-- Exercise description --
Reproduce the data exactly and drop any pictures it holds.

-- Task input --
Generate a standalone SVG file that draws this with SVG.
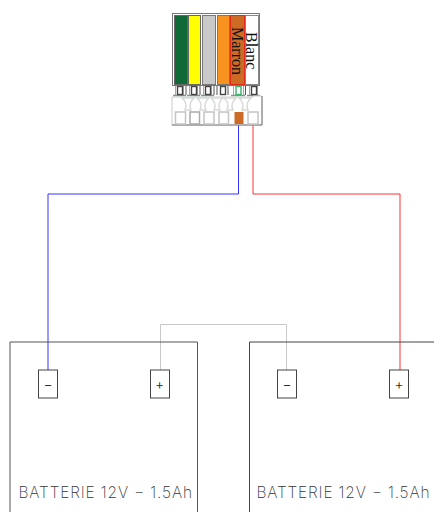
<svg xmlns="http://www.w3.org/2000/svg" width="434" height="512" viewBox="0 0 434 512">
<style>
text{font-family:"Liberation Serif",serif;fill:#111}
.b{fill:none;stroke:#555;stroke-width:1}
.t{fill:#fff;stroke:#444;stroke-width:1}
.pin{fill:#fff;stroke:#444;stroke-width:1.400}
.gp{fill:none;stroke:#8fb8a0;stroke-width:1}
.gb{fill:none;stroke:#6f9f85;stroke-width:1.500}
.w{fill:#fff;stroke:#c4c4c4;stroke-width:1.500}
.fun{fill:none;stroke:#d8d8d8;stroke-width:1.500}
.lab{font-family:"Inter","Roboto",sans-serif;font-weight:200;font-size:15.500px;fill:#333;opacity:.99}
.sgn{font-family:"Inter","Liberation Sans",sans-serif;font-weight:300;font-size:14px;fill:#222;text-anchor:middle;opacity:.99}
</style>
<rect width="434" height="512" fill="#fff"/>
<g id="connectors" fill="none" stroke-width="1">
<path d="M48 370V194H238.500V125" stroke="#00f" stroke-opacity=".8"/>
<path d="M253 125V194H400V370" stroke="#f00" stroke-opacity=".8"/>
<path d="M160.500 370V324.500H286.500V370" stroke="#c8c8c8"/>
</g>
<g id="connector-block">
<rect x="172.500" y="13.500" width="87" height="72" fill="#fff" stroke="#777"/>
<rect x="174.500" y="15.500" width="13" height="69" fill="#0f6a38" stroke="#666"/>
<rect x="188.500" y="15.500" width="12" height="69" fill="#ffff00" stroke="#666"/>
<rect x="202.500" y="15.500" width="13" height="69" fill="#c9c9c9" stroke="#777"/>
<rect x="217.500" y="15.500" width="12" height="69" fill="#f7931e" stroke="#777"/>
<rect x="230.500" y="15.500" width="14" height="69" fill="#cd6a24" stroke="#e02a1a"/>
<rect x="245.500" y="15.500" width="13" height="69" fill="#fff" stroke="#888"/>
<text transform="translate(232 27) rotate(90)" font-size="16">Marron</text>
<text transform="translate(246 32) rotate(90)" font-size="16">Blanc</text>
<g id="pins">
<path class="gp" d="M175.500 96V86M183.500 96V86M189.500 96V86M197.500 96V86M203.500 96V86M211.500 96V86M233.500 96V86M243.500 96V86M249.500 96V86M257.500 96V86"/>
<path class="gb" d="M173 95.500H186M187 95.500H200M201 95.500H214M231 95.500H245M247 95.500H260"/>
<rect x="177.500" y="86.500" width="5" height="8" class="pin"/>
<rect x="191.500" y="86.500" width="5" height="8" class="pin"/>
<rect x="205.500" y="86.500" width="5" height="8" class="pin"/>
<rect x="220.500" y="86.500" width="5" height="8" class="pin"/>
<rect x="236" y="86.500" width="5" height="8" fill="#fff" stroke="#39b36b" stroke-width="1.400"/>
<rect x="251.500" y="86.500" width="5" height="8" class="pin"/>
<path d="M186 86V95M200 86V95M214 86V95M217 86V95M228 86V95M245.500 86V95" stroke="#555" fill="none"/>
</g>
<path d="M172 97H253V96H262V125H172Z" fill="#fff" stroke="#ccc"/>
<path d="M172 125H262V96" fill="none" stroke="#777"/>
<g id="funnels">
<path class="fun" d="M182 98H194Q188 103 191 110H185Q188 103 182 98Z"/>
<path class="fun" d="M197 98H209Q203 103 206 110H200Q203 103 197 98Z"/>
<path class="fun" d="M211 98H223Q217 103 220 110H214Q217 103 211 98Z"/>
<path class="fun" d="M224 98H236Q230 103 233 110H227Q230 103 224 98Z"/>
<path class="fun" d="M239 98H251Q245 103 248 110H242Q245 103 239 98Z"/>
</g>
<rect x="175.500" y="112" width="10" height="12" class="w"/>
<rect x="190" y="112" width="9.500" height="12" fill="#fff" stroke="#aaa" stroke-width="1.500"/>
<rect x="204" y="112" width="10" height="12" class="w"/>
<rect x="219" y="112" width="9.500" height="12" class="w"/>
<rect x="234.500" y="112" width="9" height="12" fill="#cc6a28"/>
<rect x="248" y="112" width="10" height="12" class="w"/>
</g>
<g id="battery-1">
<path class="b" d="M10 512V342H197.500V512"/>
<rect x="38.500" y="370" width="19" height="28" class="t"/>
<text x="48" y="389" class="sgn">−</text>
<rect x="150.500" y="370" width="19" height="28" class="t"/>
<text x="159.500" y="389" class="sgn">+</text>
<text x="18.500" y="498" class="lab" textLength="173.500" lengthAdjust="spacing">BATTERIE 12V − 1.5Ah</text>
</g>
<g id="battery-2">
<path d="M249.500 512V342H434" fill="none" stroke="#444"/>
<rect x="277.500" y="370" width="19" height="28" class="t"/>
<text x="287" y="389" class="sgn">−</text>
<rect x="389.500" y="370" width="19" height="28" class="t"/>
<text x="399" y="389" class="sgn">+</text>
<text x="256.500" y="498" class="lab" textLength="173" lengthAdjust="spacing">BATTERIE 12V − 1.5Ah</text>
</g>
</svg>
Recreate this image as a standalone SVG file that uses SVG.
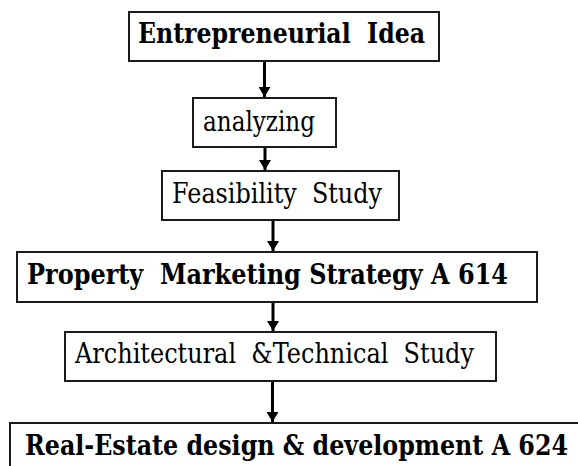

-- Solution to the exercise --
Generate a standalone SVG file that draws this with SVG.
<svg xmlns="http://www.w3.org/2000/svg" width="434" height="512" viewBox="0 0 434 512">
<style>
text{font-family:"Liberation Serif",serif;fill:#111}
.b{fill:none;stroke:#555;stroke-width:1}
.t{fill:#fff;stroke:#444;stroke-width:1}
.pin{fill:#fff;stroke:#444;stroke-width:1.400}
.gp{fill:none;stroke:#8fb8a0;stroke-width:1}
.gb{fill:none;stroke:#6f9f85;stroke-width:1.500}
.w{fill:#fff;stroke:#c4c4c4;stroke-width:1.500}
.fun{fill:none;stroke:#d8d8d8;stroke-width:1.500}
.lab{font-family:"Inter","Roboto",sans-serif;font-weight:200;font-size:15.500px;fill:#333;opacity:.99}
.sgn{font-family:"Inter","Liberation Sans",sans-serif;font-weight:300;font-size:14px;fill:#222;text-anchor:middle;opacity:.99}
</style>
<rect width="434" height="512" fill="#fff"/>
<g id="connectors" fill="none" stroke-width="1">
<path d="M48 370V194H238.500V125" stroke="#00f" stroke-opacity=".8"/>
<path d="M253 125V194H400V370" stroke="#f00" stroke-opacity=".8"/>
<path d="M160.500 370V324.500H286.500V370" stroke="#c8c8c8"/>
</g>
<g id="connector-block">
<rect x="172.500" y="13.500" width="87" height="72" fill="#fff" stroke="#777"/>
<rect x="174.500" y="15.500" width="13" height="69" fill="#0f6a38" stroke="#666"/>
<rect x="188.500" y="15.500" width="12" height="69" fill="#ffff00" stroke="#666"/>
<rect x="202.500" y="15.500" width="13" height="69" fill="#c9c9c9" stroke="#777"/>
<rect x="217.500" y="15.500" width="12" height="69" fill="#f7931e" stroke="#777"/>
<rect x="230.500" y="15.500" width="14" height="69" fill="#cd6a24" stroke="#e02a1a"/>
<rect x="245.500" y="15.500" width="13" height="69" fill="#fff" stroke="#888"/>
<text transform="translate(232 27) rotate(90)" font-size="16">Marron</text>
<text transform="translate(246 32) rotate(90)" font-size="16">Blanc</text>
<g id="pins">
<path class="gp" d="M175.500 96V86M183.500 96V86M189.500 96V86M197.500 96V86M203.500 96V86M211.500 96V86M233.500 96V86M243.500 96V86M249.500 96V86M257.500 96V86"/>
<path class="gb" d="M173 95.500H186M187 95.500H200M201 95.500H214M231 95.500H245M247 95.500H260"/>
<rect x="177.500" y="86.500" width="5" height="8" class="pin"/>
<rect x="191.500" y="86.500" width="5" height="8" class="pin"/>
<rect x="205.500" y="86.500" width="5" height="8" class="pin"/>
<rect x="220.500" y="86.500" width="5" height="8" class="pin"/>
<rect x="236" y="86.500" width="5" height="8" fill="#fff" stroke="#39b36b" stroke-width="1.400"/>
<rect x="251.500" y="86.500" width="5" height="8" class="pin"/>
<path d="M186 86V95M200 86V95M214 86V95M217 86V95M228 86V95M245.500 86V95" stroke="#555" fill="none"/>
</g>
<path d="M172 97H253V96H262V125H172Z" fill="#fff" stroke="#ccc"/>
<path d="M172 125H262V96" fill="none" stroke="#777"/>
<g id="funnels">
<path class="fun" d="M182 98H194Q188 103 191 110H185Q188 103 182 98Z"/>
<path class="fun" d="M197 98H209Q203 103 206 110H200Q203 103 197 98Z"/>
<path class="fun" d="M211 98H223Q217 103 220 110H214Q217 103 211 98Z"/>
<path class="fun" d="M224 98H236Q230 103 233 110H227Q230 103 224 98Z"/>
<path class="fun" d="M239 98H251Q245 103 248 110H242Q245 103 239 98Z"/>
</g>
<rect x="175.500" y="112" width="10" height="12" class="w"/>
<rect x="190" y="112" width="9.500" height="12" fill="#fff" stroke="#aaa" stroke-width="1.500"/>
<rect x="204" y="112" width="10" height="12" class="w"/>
<rect x="219" y="112" width="9.500" height="12" class="w"/>
<rect x="234.500" y="112" width="9" height="12" fill="#cc6a28"/>
<rect x="248" y="112" width="10" height="12" class="w"/>
</g>
<g id="battery-1">
<path class="b" d="M10 512V342H197.500V512"/>
<rect x="38.500" y="370" width="19" height="28" class="t"/>
<text x="48" y="389" class="sgn">−</text>
<rect x="150.500" y="370" width="19" height="28" class="t"/>
<text x="159.500" y="389" class="sgn">+</text>
<text x="18.500" y="498" class="lab" textLength="173.500" lengthAdjust="spacing">BATTERIE 12V − 1.5Ah</text>
</g>
<g id="battery-2">
<path d="M249.500 512V342H434" fill="none" stroke="#444"/>
<rect x="277.500" y="370" width="19" height="28" class="t"/>
<text x="287" y="389" class="sgn">−</text>
<rect x="389.500" y="370" width="19" height="28" class="t"/>
<text x="399" y="389" class="sgn">+</text>
<text x="256.500" y="498" class="lab" textLength="173" lengthAdjust="spacing">BATTERIE 12V − 1.5Ah</text>
</g>
</svg>
Recreate this image as a standalone SVG file that uses SVG.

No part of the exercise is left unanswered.